Selon les observateurs, cette lettre, présentée au colloque de Louvain par le P. Jeroom Heyndrickx, directeur de la Fondation Verbiest, constitue un élément nouveau intéressant dans la mesure où un évêque chinois prend l’initiative d’appeler à l’unité à un moment où le dossier des relations sino-vaticanes paraît être dans une impasse. Le cardinal Danneels, archevêque de Bruxelles, intervenant pour conclure le colloque, s’est dit « véritablement impressionné » par la lettre de Mgr Han ; il a estimé que l’appel à l’unité de l’évêque chinois dépassait le cadre de la seule Eglise de Chine et pouvait être entendu par l’Eglise universelle.

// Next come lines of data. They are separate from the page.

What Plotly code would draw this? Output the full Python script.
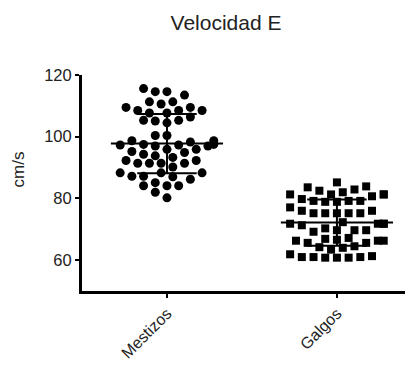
import numpy as np
import plotly.graph_objects as go

categories = ["Mestizos", "Galgos"]

mestizos = [115.6, 114.6, 113.5, 114.6, 111.3, 110.6, 111.3, 109.5, 109.5, 107.7,
            108.5, 108.5, 108.5, 107.7, 106.4, 105.1, 104.5, 105.3, 105.3,
            100.4, 100.4, 98.7, 98.7,
            97.3, 97.5, 97.0, 97.0, 97.5, 97.3, 98.3,
            95.2, 94.9, 95.9, 95.9, 93.8, 94.3, 93.3, 92.3, 92.3, 90.2,
            91.4, 91.4, 91.4, 91.4,
            87.2, 87.0, 88.3, 88.3, 88.3, 86.2, 87.2, 85.1, 84.1, 84.1,
            84.1, 82.0, 80.2]

galgos = [85.2, 83.6, 82.5, 78.9, 81.3, 78.9, 79.8, 81.3, 81.3, 80.7, 81.3,
          79.2, 82.9, 83.9, 79.2, 82.0, 79.2,
          75.2, 75.2, 75.2, 75.2, 75.2, 76.0, 76.0, 77.1,
          71.3, 71.8, 71.8, 71.8, 71.8, 72.3,
          69.7, 69.7, 69.7, 70.3, 69.2,
          66.9, 66.3, 66.3, 66.3, 66.6, 67.2, 65.6, 65.6,
          64.0, 64.5, 63.4, 64.2,
          61.0, 61.0, 61.0, 60.8, 60.8, 60.8, 61.3, 61.9]

y_ticks = [60, 80, 100, 120]
y_range = [50, 120]
x_range = [-0.5, 1.43]

# page body has an 8px margin: size the figure so it fills the 413x365 window
OFF = 8
W, H = 413 - OFF, 365 - OFF
ML, MR, MT, MB = 82 - OFF, 3, 75 - OFF, 67
pw = W - ML - MR
ph = H - MT - MB
px_per_x = pw / (x_range[1] - x_range[0])
px_per_y = ph / (y_range[1] - y_range[0])


def swarm(values, step=11.7, dmin=9.6):
    vals = np.asarray(values, dtype=float)
    order = np.argsort(vals)
    cands = sorted([j * step / 2 for j in range(-8, 9)], key=lambda o: (abs(o), o))
    placed = []
    offs = np.zeros(len(vals))
    for i in order:
        ypx = vals[i] * px_per_y
        chosen = cands[-1]
        for o in cands:
            if all((o - a) ** 2 + (ypx - b) ** 2 >= dmin ** 2 for a, b in placed):
                chosen = o
                break
        placed.append((chosen, ypx))
        offs[i] = chosen
    return offs / px_per_x


fig = go.Figure()

groups = [(mestizos, "circle", 9), (galgos, "square", 8)]
for ci, (vals, sym, size) in enumerate(groups):
    offs = swarm(vals)
    fig.add_trace(go.Scatter(
        x=ci + offs, y=vals, mode="markers",
        marker=dict(symbol=sym, size=size, color="black", line=dict(width=0)),
        showlegend=False, hoverinfo="y"))
    m = float(np.mean(vals))
    sd = float(np.std(vals, ddof=1))
    mean_half, cap_half = 0.33, 0.175
    xs = [ci - mean_half, ci + mean_half, None,
          ci, ci, None,
          ci - cap_half, ci + cap_half, None,
          ci - cap_half, ci + cap_half]
    ys = [m, m, None,
          m - sd, m + sd, None,
          m + sd, m + sd, None,
          m - sd, m - sd]
    fig.add_trace(go.Scatter(x=xs, y=ys, mode="lines",
                             line=dict(color="black", width=2),
                             showlegend=False, hoverinfo="skip"))

font_family = "Arial, Liberation Sans, sans-serif"

fig.update_layout(
    width=W, height=H,
    margin=dict(l=ML, r=MR, t=MT, b=MB, pad=0),
    paper_bgcolor="white", plot_bgcolor="white",
    font=dict(family=font_family, color="#222", size=16),
    title=dict(text="Velocidad E", x=(226 - OFF) / W, xanchor="center",
               y=1 - (23 - OFF) / H, yanchor="middle",
               font=dict(size=21, color="#222", family=font_family)),
    xaxis=dict(range=x_range, tickmode="array", tickvals=[0, 1],
               ticktext=categories, tickangle=-45,
               showline=True, linecolor="black", linewidth=3,
               ticks="outside", ticklen=4, tickwidth=2, tickcolor="black",
               showgrid=False, zeroline=False,
               tickfont=dict(size=16, color="#222")),
    yaxis=dict(range=y_range, tickmode="array", tickvals=y_ticks,
               showline=True, linecolor="black", linewidth=3,
               ticks="outside", ticklen=4, tickwidth=2, tickcolor="black",
               showgrid=False, zeroline=False,
               tickfont=dict(size=16.5, color="#222")),
    annotations=[dict(text="cm/s", xref="paper", yref="paper",
                      x=(18.5 - OFF - ML) / pw, y=1 - (173 - OFF - MT) / ph,
                      xanchor="center", yanchor="middle", textangle=-90,
                      showarrow=False, font=dict(size=17, color="#222"))],
)

fig.write_html("out.html")
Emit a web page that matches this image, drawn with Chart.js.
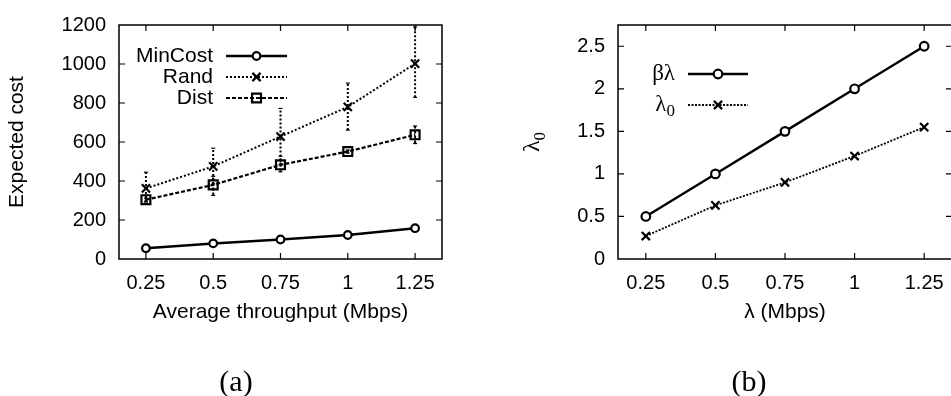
<!DOCTYPE html>
<html>
<head>
<meta charset="utf-8">
<script src="https://cdn.jsdelivr.net/npm/chart.js@4/dist/chart.umd.min.js"></script>
<style>
  html, body { margin: 0; padding: 0; background: #fff; overflow: hidden; width: 951px; height: 396px; }
  #wrap { position: relative; width: 951px; height: 396px; overflow: hidden; }
  canvas { position: absolute; top: 0; }
  #ca { left: 0; }
  #cb { left: 470px; }
  .cap { position: absolute; top: 364px; width: 120px; text-align: center;
         font-family: 'Liberation Serif', 'DejaVu Serif', serif; font-size: 30px; line-height: 34px; color: #000; }
</style>
</head>
<body>
<div id="wrap">
  <canvas id="ca" width="470" height="396"></canvas>
  <canvas id="cb" width="490" height="396"></canvas>
  <div class="cap" style="left:176px">(a)</div>
  <div class="cap" style="left:689px">(b)</div>
</div>
<script>
// ---- Panel (a): expected cost against average throughput ----
const throughput = [0.25, 0.5, 0.75, 1, 1.25];
const throughputLabels = ['0.25', '0.5', '0.75', '1', '1.25'];
const minCost = [55, 80, 100, 123, 158];
const rand = [362, 475, 628, 780, 1002];
const randLow = [292, 385, 484, 661, 829];
const randHigh = [445, 568, 772, 902, 1190];
const dist = [304, 380, 483, 551, 637];
const distLow = [296, 326, 447, 543, 592];
const distHigh = [312, 424, 527, 559, 682];
const costTicks = [0, 200, 400, 600, 800, 1000, 1200];

// ---- Panel (b): lambda_0 against lambda ----
const lambda = [0.25, 0.5, 0.75, 1, 1.25];
const lambdaLabels = ['0.25', '0.5', '0.75', '1', '1.25'];
const betaLambda = [0.5, 1, 1.5, 2, 2.5];
const lambda0 = [0.27, 0.63, 0.9, 1.21, 1.55];
const lambda0Ticks = [0, 0.5, 1, 1.5, 2, 2.5];
const lambda0Labels = ['0', '0.5', '1', '1.5', '2', '2.5'];

const SANS = "'Liberation Sans', Arial, sans-serif";
const SERIF = "'Liberation Serif', 'DejaVu Serif', serif";
Chart.defaults.font.family = SANS;
Chart.defaults.font.size = 20;
Chart.defaults.color = '#000';

const pts = (xs, ys) => xs.map((x, i) => ({ x, y: ys[i] }));
// vertical bars from low to high, broken by null points between categories
const errPts = (xs, lo, hi) => xs.flatMap((x, i) => [{ x, y: lo[i] }, { x, y: hi[i] }, { x, y: null }]);

function drawMarker(ctx, style, r, x, y) {
  ctx.beginPath();
  if (style === 'circle') {
    ctx.arc(x, y, r, 0, Math.PI * 2);
    ctx.fill();
  } else if (style === 'crossRot') {
    const d = r * Math.SQRT1_2;
    ctx.moveTo(x - d, y - d); ctx.lineTo(x + d, y + d);
    ctx.moveTo(x + d, y - d); ctx.lineTo(x - d, y + d);
  } else if (style === 'rect') {
    const s = r * Math.SQRT1_2;
    ctx.rect(x - s, y - s, 2 * s, 2 * s);
  }
  ctx.stroke();
}

function drawSubText(ctx, base, sub, x, y, size, align) {
  ctx.font = size + 'px ' + SERIF;
  const wb = ctx.measureText(base).width;
  ctx.font = Math.round(size * 0.72) + 'px ' + SERIF;
  const ws = sub ? ctx.measureText(sub).width : 0;
  const total = wb + ws;
  let x0 = align === 'right' ? x - total : align === 'center' ? x - total / 2 : x;
  ctx.textAlign = 'left';
  ctx.textBaseline = 'middle';
  ctx.font = size + 'px ' + SERIF;
  ctx.fillText(base, x0, y);
  if (sub) {
    ctx.font = Math.round(size * 0.72) + 'px ' + SERIF;
    ctx.fillText(sub, x0 + wb, y + size * 0.3);
  }
}

// Box around the plot area with inward ticks on all four sides
const framePlugin = {
  id: 'frame',
  afterDraw(chart, args, opts) {
    const { ctx, chartArea: a, scales: { x, y } } = chart;
    const len = opts.tickLength || 6;
    ctx.save();
    ctx.strokeStyle = '#000';
    ctx.lineWidth = 1.5;
    ctx.strokeRect(a.left, a.top, a.right - a.left, a.bottom - a.top);
    ctx.lineWidth = 1.2;
    ctx.beginPath();
    x.ticks.forEach(t => {
      const px = x.getPixelForValue(t.value);
      ctx.moveTo(px, a.bottom); ctx.lineTo(px, a.bottom - len);
      ctx.moveTo(px, a.top); ctx.lineTo(px, a.top + len);
    });
    y.ticks.forEach(t => {
      const py = y.getPixelForValue(t.value);
      if (Math.abs(py - a.bottom) < 1 || Math.abs(py - a.top) < 1) return;
      ctx.moveTo(a.left, py); ctx.lineTo(a.left + len, py);
      ctx.moveTo(a.right, py); ctx.lineTo(a.right - len, py);
    });
    ctx.stroke();
    ctx.restore();
  }
};

// Key drawn inside the plot: right-aligned label, then sample line with marker
const keyPlugin = {
  id: 'key',
  afterDraw(chart, args, opts) {
    const { ctx, chartArea: a } = chart;
    ctx.save();
    opts.items.forEach((it, k) => {
      const ds = chart.data.datasets[it.dataset];
      const yy = a.top + opts.rows[k];
      const tx = a.left + opts.textRight;
      ctx.fillStyle = '#000';
      if (opts.serif) {
        drawSubText(ctx, it.text, it.sub, tx, yy, opts.size, 'right');
      } else {
        ctx.font = opts.size + 'px ' + SANS;
        ctx.textAlign = 'right';
        ctx.textBaseline = 'middle';
        ctx.fillText(it.text, tx, yy);
      }
      const x0 = a.left + opts.sample[0], x1 = a.left + opts.sample[1];
      ctx.strokeStyle = ds.borderColor;
      ctx.lineWidth = ds.borderWidth;
      ctx.setLineDash(ds.borderDash || []);
      ctx.beginPath(); ctx.moveTo(x0, yy); ctx.lineTo(x1, yy); ctx.stroke();
      ctx.setLineDash([]);
      ctx.lineWidth = ds.pointBorderWidth;
      ctx.fillStyle = ds.pointBackgroundColor;
      drawMarker(ctx, ds.pointStyle, ds.pointRadius, (x0 + x1) / 2, yy);
    });
    ctx.restore();
  }
};

// Rotated y-axis title with a subscript
const yTitlePlugin = {
  id: 'ytitle',
  afterDraw(chart, args, opts) {
    if (!opts.text) return;
    const { ctx, chartArea: a } = chart;
    ctx.save();
    ctx.translate(a.left - opts.offset, (a.top + a.bottom) / 2);
    ctx.rotate(-Math.PI / 2);
    ctx.fillStyle = '#000';
    drawSubText(ctx, opts.text, opts.sub, 0, 0, opts.size, 'center');
    ctx.restore();
  }
};

const tickFont = { size: 20, family: SANS };
const titleFont = { size: 21, family: SANS };

const lineDs = (data, style, dash, width, radius, fill) => ({
  data, borderColor: '#000', borderWidth: width, borderDash: dash, fill: false,
  pointStyle: style, pointRadius: radius, pointBorderWidth: 2.2,
  pointBorderColor: '#000', pointBackgroundColor: fill, tension: 0
});
const errDs = (data, dash) => ({
  data, borderColor: '#000', borderWidth: 2, borderDash: dash, fill: false, spanGaps: false,
  pointStyle: 'line', pointRadius: 2, pointBorderWidth: 1.2, pointBorderColor: '#000'
});

new Chart(document.getElementById('ca'), {
  type: 'line',
  data: {
    datasets: [
      lineDs(pts(throughput, minCost), 'circle', [], 2.5, 3.8, '#fff'),
      lineDs(pts(throughput, rand), 'crossRot', [2, 2], 2, 5.8, 'transparent'),
      lineDs(pts(throughput, dist), 'rect', [4, 2], 2.2, 6.3, 'transparent'),
      errDs(errPts(throughput, randLow, randHigh), [2, 2]),
      errDs(errPts(throughput, distLow, distHigh), [3, 2])
    ]
  },
  options: {
    responsive: false, animation: false, events: [],
    layout: { padding: { left: 0, top: 14, right: 28, bottom: 71 } },
    plugins: {
      legend: { display: false }, tooltip: { enabled: false },
      frame: { tickLength: 6 },
      key: {
        items: [{ text: 'MinCost', dataset: 0 }, { text: 'Rand', dataset: 1 }, { text: 'Dist', dataset: 2 }],
        rows: [31, 52, 73], textRight: 94, sample: [107, 168], size: 21, serif: false
      },
      ytitle: {}
    },
    scales: {
      x: {
        type: 'linear', min: 0.15, max: 1.35,
        afterBuildTicks: s => { s.ticks = throughput.map(v => ({ value: v })); },
        ticks: { callback: (v, i) => throughputLabels[i], padding: 12, font: tickFont, maxRotation: 0, autoSkip: false },
        grid: { display: false, drawTicks: false }, border: { display: false },
        title: { display: true, text: 'Average throughput (Mbps)', font: titleFont, padding: { top: 0, bottom: 0 } },
        afterFit: s => { s.height = 66; }
      },
      y: {
        type: 'linear', min: 0, max: 1200,
        afterBuildTicks: s => { s.ticks = costTicks.map(v => ({ value: v })); },
        ticks: { callback: v => String(v), padding: 13, font: tickFont, autoSkip: false },
        grid: { display: false, drawTicks: false }, border: { display: false },
        title: { display: true, text: 'Expected cost', font: titleFont, padding: { top: 5, bottom: 0 } },
        afterFit: s => { s.width = 119; }
      }
    }
  },
  plugins: [framePlugin, keyPlugin, yTitlePlugin]
});

new Chart(document.getElementById('cb'), {
  type: 'line',
  data: {
    datasets: [
      lineDs(pts(lambda, betaLambda), 'circle', [], 2.4, 4.3, '#fff'),
      lineDs(pts(lambda, lambda0), 'crossRot', [2, 1.5], 1.8, 5.8, 'transparent')
    ]
  },
  options: {
    responsive: false, animation: false, events: [],
    layout: { padding: { left: 0, top: 14, right: 6, bottom: 71 } },
    plugins: {
      legend: { display: false }, tooltip: { enabled: false },
      frame: { tickLength: 6 },
      key: {
        items: [{ text: 'βλ', dataset: 0 }, { text: 'λ', sub: '0', dataset: 1 }],
        rows: [49, 80], textRight: 57, sample: [70, 130], size: 23, serif: true
      },
      ytitle: { text: 'λ', sub: '0', offset: 85, size: 24 }
    },
    scales: {
      x: {
        type: 'linear', min: 0.15, max: 1.35,
        afterBuildTicks: s => { s.ticks = lambda.map(v => ({ value: v })); },
        ticks: { callback: (v, i) => lambdaLabels[i], padding: 12, font: tickFont, maxRotation: 0, autoSkip: false },
        grid: { display: false, drawTicks: false }, border: { display: false },
        title: { display: true, text: 'λ (Mbps)', font: titleFont, padding: { top: 0, bottom: 0 } },
        afterFit: s => { s.height = 66; }
      },
      y: {
        type: 'linear', min: 0, max: 2.75,
        afterBuildTicks: s => { s.ticks = lambda0Ticks.map(v => ({ value: v })); },
        ticks: { callback: (v, i) => lambda0Labels[i], padding: 13, font: tickFont, autoSkip: false },
        grid: { display: false, drawTicks: false }, border: { display: false },
        title: { display: false },
        afterFit: s => { s.width = 148; }
      }
    }
  },
  plugins: [framePlugin, keyPlugin, yTitlePlugin]
});
</script>
</body>
</html>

Pour certains spécialistes de l’Eglise de Chine, la lettre de Mgr Han, ainsi mise en avant lors du colloque européen en Belgique, pourrait valoir des ennuis à son auteur en donnant l’impression que cet évêque a été manipulé par des étrangers. D’un autre côté, l’initiative de l’évêque de Lanzhou peut être interprétée comme favorisant les manœuvres du gouvernement chinois qui cherche à rallier tous les clandestins. A ce titre, elle n’entraînera pas de réactions négatives, mais elle pourrait par contre susciter l’opposition de catholiques clandestins de Chine. D’un côté comme de l’autre, cette lettre peut en fait jouer un rôle médiateur dans la mesure où elle est accompagnée de beaucoup de discrétion.
Mgr Han a été ordonné prêtre en 1994 et a reçu l’ordination épiscopale en janvier 2003 des mains de Mgr Paul Xie Tingzhe, évêque du diocèse de Xinjiang (1). Mgr Han est le successeur de Mgr Philip Yang Libai, ordonné évêque de Lanzhou dans la clandestinité en 1981 et décédé en 1998 (2).
(1) La qualité d’évêque de Mgr Paul Xie Tingzhe n’est pas reconnue par le gouvernement chinois qui ne le connaît que comme prêtre « officiel » du diocèse de Xinjiang.